Dans les syndicats, cela se manifeste par une rébellion de la base contre des bureaucraties nationalistes corrompues qui répondent à leur tour par des méthodes anti-démocratiques et autoritaires. Dans ce contexte, la campagne de Lehman représente objectivement la manifestation la plus nette d’un élément de conscience de classe dans cette dynamique globale.

Si Lehman n’avait pas été candidat aux élections de l’UAW, il est probable que la suppression massive des votes aurait quand même eu lieu, même si elle n’aurait pas eu les mêmes virulentes proportions. Mais sans la participation active d’un candidat socialiste, des centaines de milliers de membres de la base et de retraités n’auraient pas pu voir aussi complètement toute l’étendue des conspirations antidémocratiques de la bureaucratie contre les membres.

C’est le travail actif de Lehman et des travailleurs et sympathisants du même avis – qui ont répondu aux appels à volontaires, ont été aux portes des usines avec des tracts et ont refusé de reculer face à l’intimidation et aux représailles – qui a rendu tout cela possible. Une campagne authentiquement socialiste a entièrement transformé, ce n’est pas une exagération, la dynamique politique de l’élection.

L’appareil de l’UAW préférerait maintenant oublier l’élection et poursuivre ses activités comme si de rien n’était. Mais même si la bureaucratie aimerait bien prétendre que l'élection était légitime, elle ne l'était pas, ni d’un point de vue légal ni aux yeux d’un nombre croissant de membres. La protestation formelle de Lehman n’est que la première étape de la campagne pour une nouvelle élection dans laquelle les membres exprimeront vraiment leur volonté démocratique.
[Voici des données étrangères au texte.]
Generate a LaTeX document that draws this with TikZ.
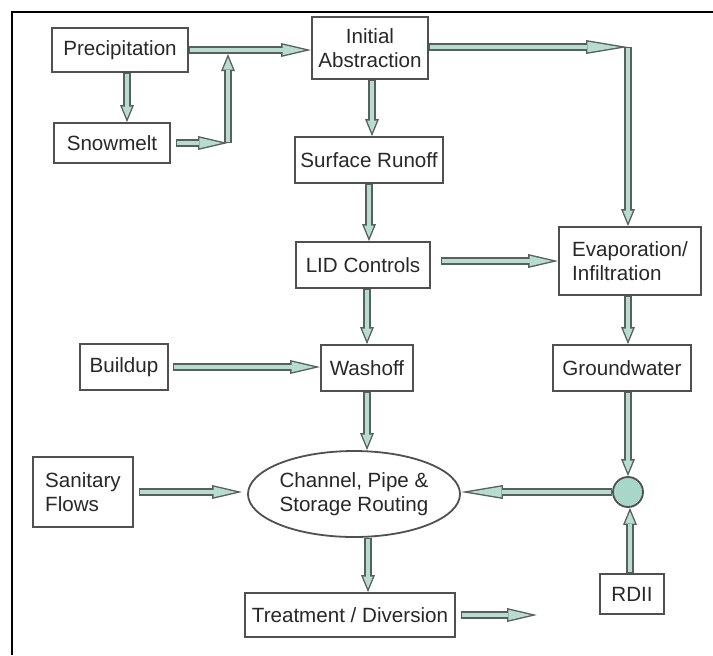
\documentclass[tikz,border=0pt]{standalone}
\usepackage{fontspec}
\setmainfont{Liberation Sans}
\usepackage{xcolor}
\usepackage{tikz}
\usetikzlibrary{arrows.meta,shapes.geometric}
\definecolor{flowfill}{RGB}{184,221,208}
\definecolor{flowedge}{RGB}{88,96,94}
\definecolor{boxedge}{RGB}{80,80,80}
\definecolor{inktext}{RGB}{40,40,40}
\definecolor{hubfill}{RGB}{168,214,200}

\begin{document}
\begin{tikzpicture}[x=0.5pt,y=-0.5pt]
\tikzstyle{box}=[draw=boxedge,line width=0.9pt,fill=white,text=inktext,inner sep=0pt,align=center,font=\fontsize{10.3}{12.3}\selectfont]
\tikzstyle{hflow}=[draw=flowedge,line width=3.6pt,-{Triangle[length=15pt,width=7pt,line width'=0pt]},postaction={draw=flowfill,line width=2.2pt,shorten <=0.7pt,shorten >=3.08pt,-{Triangle[length=11.22pt,width=5.24pt,line width'=0pt]}}]
\tikzstyle{vflow}=[draw=flowedge,line width=3.6pt,-{Triangle[length=8.5pt,width=7pt,line width'=0pt]},postaction={draw=flowfill,line width=2.2pt,shorten <=0.7pt,shorten >=1.84pt,-{Triangle[length=5.96pt,width=4.91pt,line width'=0pt]}}]
\tikzstyle{lflow}=[draw=flowedge,line width=3.6pt,-{Triangle[length=21pt,width=7pt,line width'=0pt]},postaction={draw=flowfill,line width=2.2pt,shorten <=0.7pt,shorten >=4.26pt,-{Triangle[length=16.04pt,width=5.35pt,line width'=0pt]}}]
\useasboundingbox (0,0) rectangle (713,655);
% frame
\draw[line width=1pt] (12,655) -- (12,12) -- (713,12);
% boxes
\node[box,minimum width=68pt,minimum height=22pt] (prec) at (120,50) {Precipitation};
\node[box,minimum width=58pt,minimum height=20pt] (snow) at (112,143) {Snowmelt};
\node[box,minimum width=58pt,minimum height=31pt] (init) at (370,48) {Initial\\Abstraction};
\node[box,minimum width=74pt,minimum height=23pt] (surf) at (369,160) {Surface Runoff};
\node[box,minimum width=67pt,minimum height=23pt] (lid) at (363,265) {LID Controls};
\node[box,minimum width=71pt,minimum height=34pt,align=left] (evap) at (630,261) {Evaporation/\\Infiltration};
\node[box,minimum width=44pt,minimum height=23pt] (build) at (124,367) {Buildup};
\node[box,minimum width=46pt,minimum height=23pt] (wash) at (367,368) {Washoff};
\node[box,minimum width=69pt,minimum height=23pt] (ground) at (622,368) {Groundwater};
\node[box,minimum width=50pt,minimum height=35pt,align=left] (sanit) at (83,492) {Sanitary\\Flows};
\node[box,ellipse,minimum width=106pt,minimum height=43pt] (route) at (354,494) {Channel, Pipe \&\\Storage Routing};
\node[circle,draw=boxedge,line width=0.9pt,fill=hubfill,minimum size=15pt,inner sep=0pt] (hub) at (628,492) {};
\node[box,minimum width=32pt,minimum height=20pt] (rdii) at (632,594) {RDII};
\node[box,minimum width=105pt,minimum height=22pt] (treat) at (350,615) {Treatment / Diversion};
% corners
\coordinate (snowjoin) at (228,143);
\coordinate (precjoin) at (228,54);
\coordinate (evapcorner) at (628,47);
\coordinate (treatout) at (537,615);
% flows
\draw[hflow] (prec.east) -- (prec.east -| init.west);
\draw[vflow] ([xshift=3.5pt]prec.south) -- ([xshift=3.5pt]prec.south |- snow.north);
\draw[hflow] ([xshift=2.5pt]snow.east) -- (snowjoin);
\draw[vflow] (snowjoin) -- (precjoin);
\draw[lflow] (init.east |- evapcorner) -- (evapcorner);
\draw[vflow] (evapcorner) -- (evapcorner |- evap.north);
\draw[vflow] ([xshift=1pt]init.south) -- ([xshift=1pt]init.south |- surf.north);
\draw[vflow] (surf.south) -- (surf.south |- lid.north);
\draw[hflow] ([xshift=5pt]lid.east |- evap.west) -- (evap.west);
\draw[vflow] (wash.north |- lid.south) -- (wash.north);
\draw[hflow] ([xshift=2pt]build.east) -- (build.east -| wash.west);
\draw[vflow] (evap.south -| hub.north) -- (hub.north |- ground.north);
\draw[vflow] (wash.south) -- (wash.south |- route.north);
\draw[vflow] (hub.north |- ground.south) -- (hub.north);
\draw[lflow] (hub.west) -- (hub.west -| route.east);
\draw[vflow] ([xshift=-1pt]rdii.north) -- ([xshift=-1pt]rdii.north |- hub.south);
\draw[hflow] ([xshift=2.5pt]sanit.east) -- ([xshift=-2.5pt]sanit.east -| route.west);
\draw[vflow] ([xshift=7pt]route.south) -- ([xshift=7pt]route.south |- treat.north);
\draw[hflow] ([xshift=2.5pt]treat.east) -- (treatout);
\end{tikzpicture}
\end{document}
«Je proteste en mon nom propre, comme membre et comme candidat, et au nom d’un million de mes frères et sœurs syndiqués qui n’ont pas voté à cette élection», écrit Lehman dans sa protestation. «Qu’ils aient voté pour moi ou pour un autre candidat, nous avions tous le droit de participer à une élection démocratique significative – ce que cette élection n’était pas».

La campagne de Lehman ne s’est jamais limitée à rassembler des votes. Il s’agissait de construire les fondations du pouvoir de la base, d’affirmer les besoins et aspirations indépendants de la classe ouvrière et de défier l’influence de la bureaucratie corrompue et anti-ouvrière.

Avec la protestation formelle de Lehman contre le résultat des élections, cette campagne entre maintenant dans une nouvelle phase. Il est essentiel que le contenu de cette protestation soit diffusé et discuté aussi largement que possible.